I'm spending the day in an executive board room on the outskirts of Washington, DC, consulting with a client about the design of an internet web site. For six hours we brainstorm about models. What are the conceptual dimensions of this new space? I offer excerpts from my list-in-progress, made up of observations that suggest what I believe to be a more intriguing direction: among them, an advent calendar (the peek-a-boo dynamic of clicking on links just to see where they go); a stationery bicycle (the playful duality of travelling while standing still); a bathroom wall (the participatory quality of a graffiti free-for-all) to name a few.

I am faced with visualizing the concept of building this place, an aesthetic--and increasingly psychological--challenge. I imagine castles and caverns, great ziggurat-like towers of modular rooms fulfilling the unimaginably diverse needs of a million fictional net-surfers. What sort of place is this that we are inventing? And what criteria can we adequately rely upon to do so?

And most of all, if we build it--will they come?

Conceptually, this is as much a problem of city planning as one of information design. We are faced with the task of initiating construction in an environment that has no prevailing vernacular. I have an image in my mind of an architecture that sits on a flat plain, barren and empty, summoned by the click of a mouse before springing miraculously to life--much the way Dorothy's hallucinatory spin takes her from black and white to technicolor in The Wizard of Oz. Except that here, there's no point of departure, no landscape to refer to, no neighboring buildings to respond to, nothing but the promise of extensively networked phone lines to support the anticipated emergence of this new utopian culture.

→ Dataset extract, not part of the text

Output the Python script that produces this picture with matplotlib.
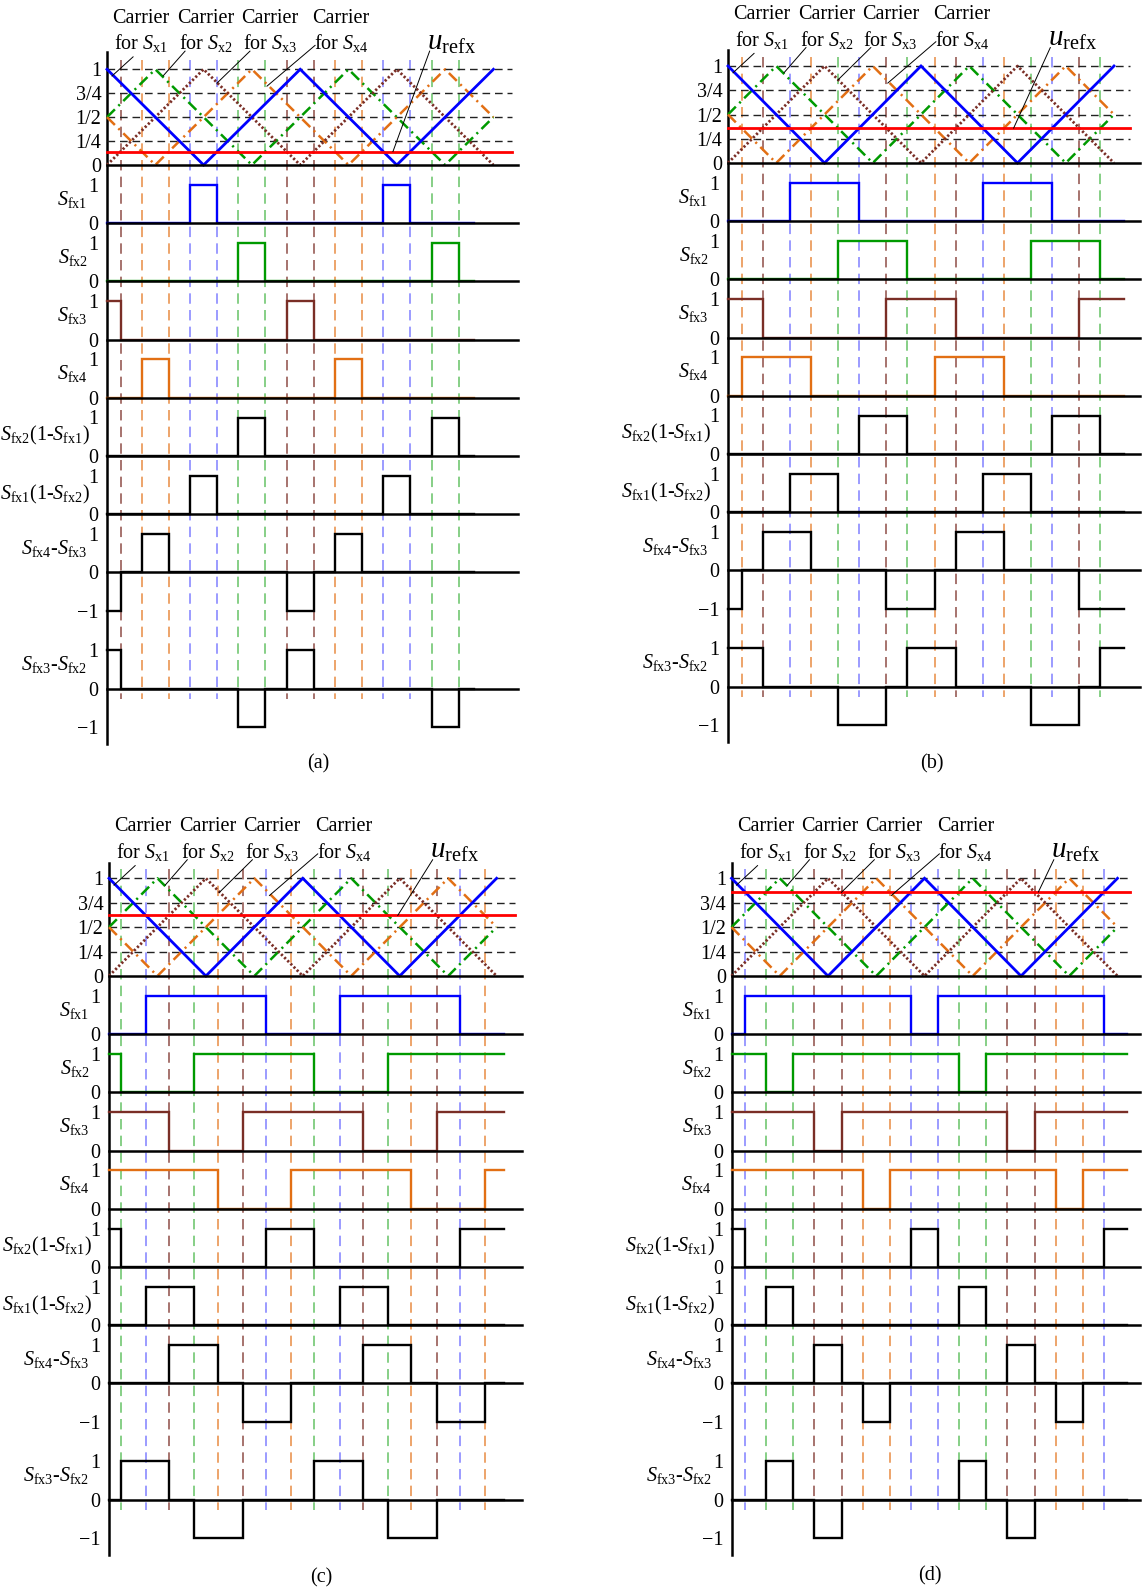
import numpy as np
import matplotlib.pyplot as plt

plt.rcParams['font.family'] = ['Liberation Serif', 'DejaVu Serif']
plt.rcParams['mathtext.fontset'] = 'custom'
plt.rcParams['mathtext.rm'] = 'Liberation Serif'
plt.rcParams['mathtext.it'] = 'Liberation Serif:italic'
plt.rcParams['lines.scale_dashes'] = False

W, H = 1142, 1592

# triangular carriers, time in carrier periods
carrier1_t = [0, 0.5, 1, 1.5, 2]
carrier1_v = [1, 0, 1, 0, 1]
carrier2_t = [0, 0.25, 0.75, 1.25, 1.75, 2]
carrier2_v = [0.5, 1, 0, 1, 0, 0.5]
carrier3_t = [0, 0.5, 1, 1.5, 2]
carrier3_v = [0, 1, 0, 1, 0]
carrier4_t = [0, 0.25, 0.75, 1.25, 1.75, 2]
carrier4_v = [0.5, 0, 1, 0, 1, 0.5]

panel_names = ['(a)', '(b)', '(c)', '(d)']
uref_values = [0.14, 0.36, 0.62, 0.86]
t_end = [1.9, 2.05, 2.04, 2.05]

# on-intervals of the four switching functions, one list per panel
sfx1_on = [
    [(0.43, 0.57), (1.43, 1.57)],
    [(0.32, 0.68), (1.32, 1.68)],
    [(0.19, 0.81), (1.19, 1.81)],
    [(0.07, 0.93), (1.07, 1.93)],
]
sfx2_on = [
    [(0.68, 0.82), (1.68, 1.82)],
    [(0.57, 0.93), (1.57, 1.93)],
    [(-0.56, 0.06), (0.44, 1.06), (1.44, 2.06)],
    [(-0.68, 0.18), (0.32, 1.18), (1.32, 2.18)],
]
sfx3_on = [
    [(-0.07, 0.07), (0.93, 1.07), (1.93, 2.07)],
    [(-0.18, 0.18), (0.82, 1.18), (1.82, 2.18)],
    [(-0.31, 0.31), (0.69, 1.31), (1.69, 2.31)],
    [(-0.43, 0.43), (0.57, 1.43), (1.57, 2.43)],
]
sfx4_on = [
    [(0.18, 0.32), (1.18, 1.32)],
    [(0.07, 0.43), (1.07, 1.43), (2.07, 2.43)],
    [(-0.06, 0.56), (0.94, 1.56), (1.94, 2.56)],
    [(-0.18, 0.68), (0.82, 1.68), (1.82, 2.68)],
]

carrier_ticks = [1, 0.75, 0.5, 0.25, 0]
carrier_ticklabels = ['1', '3/4', '1/2', '1/4', '0']

# leader lines (text end -> curve end), carrier units
leader_start = [(0.135, 1.13), (0.404, 1.19), (0.74, 1.19), (1.077, 1.25)]
leader_end = [(0.026, 0.93), (0.29, 0.93), (0.569, 0.855), (0.828, 0.824)]
carrier_label_t = [0.176, 0.51, 0.842, 1.212]
uref_leader_t = [1.48, 1.48, 1.49, 1.59]

# panel geometry in pixels
panel_x0 = [107, 728, 109, 731.5]
panel_T = [193.2, 193, 193.8, 193]
panel_top1 = [69.3, 66, 878.3, 878.3]
panel_B = [165, 163, 976, 976]
panel_xright = [518, 1140, 522, 1140]
panel_dash_end = [512, 1130, 515, 1130]
caption_xy = [(318, 764), (932, 764), (321, 1578), (930, 1576)]
PITCH = 58.2
UNIT = 38.5

BLUE = '#0000ff'
GREEN = '#009a00'
BROWN = '#7a2e26'
ORANGE = '#e26f14'
FS = 14.5


def px_rect(x, y, w, h):
    return [x / W, 1 - (y + h) / H, w / W, h / H]


def level(intervals, t):
    return 1 if any(a <= t < b for a, b in intervals) else 0


def clean(ax):
    ax.patch.set_alpha(0)
    for s in ax.spines.values():
        s.set_visible(False)
    ax.set_xticks([])


fig = plt.figure(figsize=(W / 100, H / 100), dpi=100)

for i in range(4):
    x0, T, top1, B = panel_x0[i], panel_T[i], panel_top1[i], panel_B[i]
    xr = (panel_xright[i] - x0) / T
    wpx = panel_xright[i] - x0
    tend = t_end[i]
    switches = [sfx1_on[i], sfx2_on[i], sfx3_on[i], sfx4_on[i]]
    last_base = B + 9 * PITCH

    # left axis and edge markers
    ax_o = fig.add_axes(px_rect(x0, B - 113, wpx, 692))
    clean(ax_o)
    ax_o.set_yticks([])
    ax_o.spines['left'].set_visible(True)
    ax_o.spines['left'].set_linewidth(1.8)
    ax_o.set_xlim(0, xr)
    ax_o.set_ylim(B + 579, B - 113)
    ax_o.set_zorder(0)
    edge_styles = [(BLUE, 0.5), (GREEN, 0.6), (BROWN, 0.85), (ORANGE, 0.8)]
    for sw, (col, al) in zip(switches, edge_styles):
        edges = [e for iv in sw for e in iv if 0 < e < tend]
        ax_o.vlines(edges, top1 - 9, last_base + 10, colors=col, alpha=al,
                    lw=1.1, linestyles=(0, (7.5, 4.5)))

    # carriers
    ax_c = fig.add_axes(px_rect(x0, top1, wpx, B - top1))
    clean(ax_c)
    ax_c.set_zorder(2)
    ax_c.set_xlim(0, xr)
    ax_c.set_ylim(0, 1)
    ax_c.axhline(0, color='k', lw=1.8, clip_on=False, zorder=4)
    dash_frac = (panel_dash_end[i] - x0) / wpx
    for v in [0.25, 0.5, 0.75, 1]:
        ax_c.axhline(v, xmax=dash_frac, color='#222222', lw=1.0,
                     linestyle=(0, (5.5, 3.5)), clip_on=False)
    ax_c.plot(carrier2_t, carrier2_v, color=GREEN, lw=1.8,
              linestyle=(0, (8, 3.5, 1.5, 3.5)), clip_on=False)
    ax_c.plot(carrier4_t, carrier4_v, color=ORANGE, lw=1.8,
              linestyle=(0, (8, 3.5, 1.5, 3.5)), clip_on=False)
    ax_c.plot(carrier3_t, carrier3_v, color=BROWN, lw=2.0,
              linestyle=(0, (1.6, 1.6)), clip_on=False)
    ax_c.plot(carrier1_t, carrier1_v, color=BLUE, lw=2.0, clip_on=False,
              solid_joinstyle='miter')
    ax_c.plot([0, (panel_dash_end[i] - x0) / T], [uref_values[i]] * 2,
              color='#ff0000', lw=2.0, clip_on=False)
    ax_c.set_yticks(carrier_ticks)
    ax_c.set_yticklabels(carrier_ticklabels, fontsize=FS)
    ax_c.tick_params(axis='y', length=0, pad=4)

    for k in range(4):
        tx = carrier_label_t[k]
        ax_c.text(tx, 1.53, 'Carrier', ha='center', va='center', fontsize=FS)
        ax_c.text(tx, 1.27, 'for $S_{\\mathrm{x%d}}$' % (k + 1), ha='center',
                  va='center', fontsize=FS)
        ax_c.plot([leader_start[k][0], leader_end[k][0]],
                  [leader_start[k][1], leader_end[k][1]],
                  color='k', lw=0.7, clip_on=False)
    ax_c.text(1.785, 1.28, r'$u_{\mathrm{refx}}$', ha='center', va='center',
              fontsize=21)
    ax_c.plot([1.67, uref_leader_t[i]], [1.19, uref_values[i]],
              color='k', lw=0.7, clip_on=False)

    # switching functions and their combinations
    pts = sorted({0, tend} | {e for sw in switches for iv in sw for e in iv
                              if 0 < e < tend})
    mids = [(a + b) / 2 for a, b in zip(pts[:-1], pts[1:])]
    s = [np.array([level(sw, m) for m in mids]) for sw in switches]
    s1, s2, s3, s4 = s
    rows = [
        (r'$S_{\mathrm{fx1}}$', s1, BLUE, False),
        (r'$S_{\mathrm{fx2}}$', s2, GREEN, False),
        (r'$S_{\mathrm{fx3}}$', s3, BROWN, False),
        (r'$S_{\mathrm{fx4}}$', s4, ORANGE, False),
        (r'$S_{\mathrm{fx2}}$(1-$S_{\mathrm{fx1}}$)', s2 * (1 - s1), 'k', False),
        (r'$S_{\mathrm{fx1}}$(1-$S_{\mathrm{fx2}}$)', s1 * (1 - s2), 'k', False),
        (r'$S_{\mathrm{fx4}}$-$S_{\mathrm{fx3}}$', s4 - s3, 'k', True),
        (r'$S_{\mathrm{fx3}}$-$S_{\mathrm{fx2}}$', s3 - s2, 'k', True),
    ]
    row_k = [1, 2, 3, 4, 5, 6, 7, 9]
    for (label, vals, col, bipolar), k in zip(rows, row_k):
        base = B + k * PITCH
        if bipolar:
            ax = fig.add_axes(px_rect(x0, base - UNIT, wpx, 2 * UNIT))
            ax.set_ylim(-1, 1)
            ax.set_yticks([1, 0, -1])
            ax.set_yticklabels(['1', '0', '\u22121'], fontsize=FS)
        else:
            ax = fig.add_axes(px_rect(x0, base - UNIT, wpx, UNIT))
            ax.set_ylim(0, 1)
            ax.set_yticks([1, 0])
            ax.set_yticklabels(['1', '0'], fontsize=FS)
        clean(ax)
        ax.set_zorder(2)
        ax.set_xlim(0, xr)
        ax.tick_params(axis='y', length=0, pad=6)
        ax.plot(pts, list(vals) + [vals[-1]], drawstyle='steps-post',
                color=col, lw=1.7, clip_on=False, solid_joinstyle='miter',
                zorder=2)
        ax.axhline(0, color='k', lw=1.8, clip_on=False, zorder=3)
        long_label = '(' in label
        ax.annotate(label, xy=(0, 0.52 if long_label else 0.62),
                    xycoords=('axes fraction', 'data'),
                    xytext=(-12 if long_label else -14, 0),
                    textcoords='offset points', ha='right', va='center',
                    fontsize=FS)

    fig.text(caption_xy[i][0] / W, 1 - caption_xy[i][1] / H, panel_names[i],
             ha='center', va='center', fontsize=FS)

fig.savefig('out.png', dpi=100)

It's a mild, December evening as the taxi winds its way down Massachusetts Avenue enroute to Union Station. We pass The American University, The Bolivian Embassy, The Ritz Carlton. Lights from second floor windows reveal wood-panelled libraries and cubicled offices, shutters and chandeliers. Why can't my web site look like this? I want draping flags and limousines, the drama of an illuminated doorway, asphalt and tumult, depth and dimension.

Yet unlike the world we inhabit, the Web knows no drama or scale. Here, variety is reserved for rapidly changing content, while form is by necessity restricted by what is technologically permissable: the carrying capacity of data lines (more commonly referred to as bandwidth) has yet to meet the promise of internet hopefuls who boast full frame, full motion, full tilt experience. For now, this means Quicktime in microscopic scale. Interlaced images (the ones that flow in as though filtered through venetian blinds.); One typeface (Times Roman) in 3 sizes (small, medium and large); and an unfortunate convention for designating hyperlinks, in which the linked word or phrase is in color (the default is blue), and bold, and underlined.

This color/bold/underlined belt-and-suspenders approach to design is a standard feature on the Web, thanks to the group of forward thinking, though typographically malnourished scientists at the University of Illinois who invented Mosaic. Unfortunately, these early design decisions quickly become standard conventions, difficult to challenge or alter, and virtually impossible to reject: thus, the legacy of the thin blue line will endure beyond software upgrades and data acceleration. It will become as intractable a feature of the Web as are folders and trashcan icons on the Macintosh desktop. And ultimately, such restrictions breed a sameness which is perhaps the greatest dilemma for design as it seeks to define itself in this new world.